- **Goal**:
Without the images, write out the whole listing exactly.

>> begin

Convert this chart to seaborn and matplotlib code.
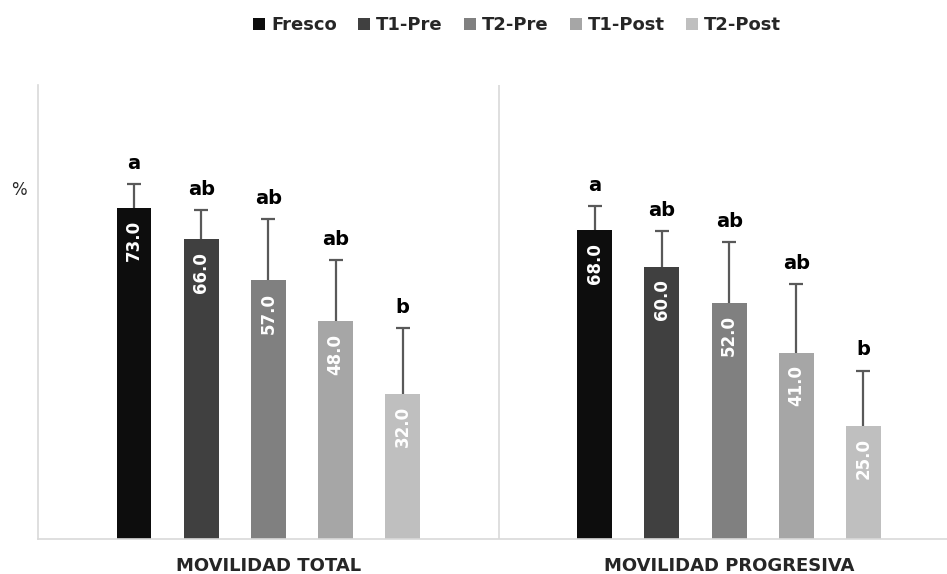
import matplotlib
matplotlib.use("Agg")
import matplotlib.pyplot as plt
from matplotlib.patches import Patch
import seaborn as sns
import pandas as pd
import numpy as np

# ---- data ----
groups = ["MOVILIDAD TOTAL", "MOVILIDAD PROGRESIVA"]
treatments = ["Fresco", "T1-Pre", "T2-Pre", "T1-Post", "T2-Post"]
total_vals = [73.0, 66.0, 57.0, 48.0, 32.0]
progresiva_vals = [68.0, 60.0, 52.0, 41.0, 25.0]
total_err = [5.2, 6.5, 13.5, 13.5, 14.4]
progresiva_err = [5.3, 7.8, 13.4, 15.2, 12.1]
total_letters = ["a", "ab", "ab", "ab", "b"]
progresiva_letters = ["a", "ab", "ab", "ab", "b"]
colors = ["#0d0d0d", "#404040", "#808080", "#a6a6a6", "#bfbfbf"]

rows = []
for g, vals, errs, lets in [(groups[0], total_vals, total_err, total_letters),
                            (groups[1], progresiva_vals, progresiva_err, progresiva_letters)]:
    for t, v, e, l in zip(treatments, vals, errs, lets):
        rows.append({"grupo": g, "tratamiento": t, "valor": v, "err": e, "letra": l})
df = pd.DataFrame(rows)

sns.set_theme(style="white")
plt.rcParams["font.family"] = ["DejaVu Sans"]

W, H = 947, 574
fig = plt.figure(figsize=(W / 100, H / 100), dpi=100)
ax_left, ax_right = 38, 959.5
ax_top, ax_bottom = 85, 539
ax = fig.add_axes([ax_left / W, (H - ax_bottom) / H,
                   (ax_right - ax_left) / W, (ax_bottom - ax_top) / H])

palette = dict(zip(treatments, colors))
sns.barplot(data=df, x="grupo", y="valor", hue="tratamiento",
            order=groups, hue_order=treatments, palette=palette,
            width=0.729, gap=0.48, errorbar=None, legend=False,
            saturation=1, ax=ax, linewidth=0)

ax.set_xlim(-0.5, 1.5)
ax.set_ylim(0, 100)

bar_containers = list(ax.containers)[:len(treatments)]
for hi, cont in enumerate(bar_containers):
    t = treatments[hi]
    for gi, bar in enumerate(cont):
        g = groups[gi]
        row = df[(df.grupo == g) & (df.tratamiento == t)].iloc[0]
        xc = bar.get_x() + bar.get_width() / 2
        h = bar.get_height()
        eb = ax.errorbar([xc], [h], yerr=[[0], [row.err]], fmt="none",
                         ecolor="#595959", elinewidth=1.6, capsize=5, capthick=1.6,
                         zorder=3)
        caps = eb.lines[1]
        if len(caps) == 2:
            caps[0].set_visible(False)
        ax.annotate(row.letra, (xc, h + row.err), xytext=(0, 11),
                    textcoords="offset points", ha="center", va="baseline",
                    fontsize=14, fontweight="bold", color="black")
        ax.annotate(f"{h:.1f}", (xc, h), xytext=(0, -9),
                    textcoords="offset points", ha="center", va="top",
                    rotation=90, fontsize=12, fontweight="bold",
                    color="white", zorder=4)

ax.axvline(0.5, color="#d9d9d9", lw=1.2, zorder=0)
for s in ["top", "right"]:
    ax.spines[s].set_visible(False)
for s in ["left", "bottom"]:
    ax.spines[s].set_color("#d9d9d9")
    ax.spines[s].set_linewidth(1.2)
ax.set_yticks([])
ax.tick_params(axis="x", length=0, pad=13)
for lab in ax.get_xticklabels():
    lab.set_fontsize(13)
    lab.set_fontweight("bold")
    lab.set_color("#262626")
ax.set_xlabel("")
ax.set_ylabel("%", rotation=0, fontsize=12, color="#262626")
ax.yaxis.set_label_coords((19 - ax_left) / (ax_right - ax_left),
                          (ax_bottom - 190) / (ax_bottom - ax_top))
ax.yaxis.label.set_va("center")
ax.yaxis.label.set_ha("center")

handles = [Patch(facecolor=c, edgecolor="none", label=t) for t, c in zip(treatments, colors)]
leg = fig.legend(handles=handles, loc="center", bbox_to_anchor=(517 / W, 1 - 25 / H),
                 ncol=5, frameon=False, handlelength=0.67, handleheight=0.67,
                 handletextpad=0.3, columnspacing=1.2,
                 prop={"size": 13, "weight": "bold"})

fig.savefig("out.png", dpi=100)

>> end

- **Finished exercise**:
Convert this chart to seaborn and matplotlib code.
import matplotlib
matplotlib.use("Agg")
import matplotlib.pyplot as plt
from matplotlib.patches import Patch
import seaborn as sns
import pandas as pd
import numpy as np

# ---- data ----
groups = ["MOVILIDAD TOTAL", "MOVILIDAD PROGRESIVA"]
treatments = ["Fresco", "T1-Pre", "T2-Pre", "T1-Post", "T2-Post"]
total_vals = [73.0, 66.0, 57.0, 48.0, 32.0]
progresiva_vals = [68.0, 60.0, 52.0, 41.0, 25.0]
total_err = [5.2, 6.5, 13.5, 13.5, 14.4]
progresiva_err = [5.3, 7.8, 13.4, 15.2, 12.1]
total_letters = ["a", "ab", "ab", "ab", "b"]
progresiva_letters = ["a", "ab", "ab", "ab", "b"]
colors = ["#0d0d0d", "#404040", "#808080", "#a6a6a6", "#bfbfbf"]

rows = []
for g, vals, errs, lets in [(groups[0], total_vals, total_err, total_letters),
                            (groups[1], progresiva_vals, progresiva_err, progresiva_letters)]:
    for t, v, e, l in zip(treatments, vals, errs, lets):
        rows.append({"grupo": g, "tratamiento": t, "valor": v, "err": e, "letra": l})
df = pd.DataFrame(rows)

sns.set_theme(style="white")
plt.rcParams["font.family"] = ["DejaVu Sans"]

W, H = 947, 574
fig = plt.figure(figsize=(W / 100, H / 100), dpi=100)
ax_left, ax_right = 38, 959.5
ax_top, ax_bottom = 85, 539
ax = fig.add_axes([ax_left / W, (H - ax_bottom) / H,
                   (ax_right - ax_left) / W, (ax_bottom - ax_top) / H])

palette = dict(zip(treatments, colors))
sns.barplot(data=df, x="grupo", y="valor", hue="tratamiento",
            order=groups, hue_order=treatments, palette=palette,
            width=0.729, gap=0.48, errorbar=None, legend=False,
            saturation=1, ax=ax, linewidth=0)

ax.set_xlim(-0.5, 1.5)
ax.set_ylim(0, 100)

bar_containers = list(ax.containers)[:len(treatments)]
for hi, cont in enumerate(bar_containers):
    t = treatments[hi]
    for gi, bar in enumerate(cont):
        g = groups[gi]
        row = df[(df.grupo == g) & (df.tratamiento == t)].iloc[0]
        xc = bar.get_x() + bar.get_width() / 2
        h = bar.get_height()
        eb = ax.errorbar([xc], [h], yerr=[[0], [row.err]], fmt="none",
                         ecolor="#595959", elinewidth=1.6, capsize=5, capthick=1.6,
                         zorder=3)
        caps = eb.lines[1]
        if len(caps) == 2:
            caps[0].set_visible(False)
        ax.annotate(row.letra, (xc, h + row.err), xytext=(0, 11),
                    textcoords="offset points", ha="center", va="baseline",
                    fontsize=14, fontweight="bold", color="black")
        ax.annotate(f"{h:.1f}", (xc, h), xytext=(0, -9),
                    textcoords="offset points", ha="center", va="top",
                    rotation=90, fontsize=12, fontweight="bold",
                    color="white", zorder=4)

ax.axvline(0.5, color="#d9d9d9", lw=1.2, zorder=0)
for s in ["top", "right"]:
    ax.spines[s].set_visible(False)
for s in ["left", "bottom"]:
    ax.spines[s].set_color("#d9d9d9")
    ax.spines[s].set_linewidth(1.2)
ax.set_yticks([])
ax.tick_params(axis="x", length=0, pad=13)
for lab in ax.get_xticklabels():
    lab.set_fontsize(13)
    lab.set_fontweight("bold")
    lab.set_color("#262626")
ax.set_xlabel("")
ax.set_ylabel("%", rotation=0, fontsize=12, color="#262626")
ax.yaxis.set_label_coords((19 - ax_left) / (ax_right - ax_left),
                          (ax_bottom - 190) / (ax_bottom - ax_top))
ax.yaxis.label.set_va("center")
ax.yaxis.label.set_ha("center")

handles = [Patch(facecolor=c, edgecolor="none", label=t) for t, c in zip(treatments, colors)]
leg = fig.legend(handles=handles, loc="center", bbox_to_anchor=(517 / W, 1 - 25 / H),
                 ncol=5, frameon=False, handlelength=0.67, handleheight=0.67,
                 handletextpad=0.3, columnspacing=1.2,
                 prop={"size": 13, "weight": "bold"})

fig.savefig("out.png", dpi=100)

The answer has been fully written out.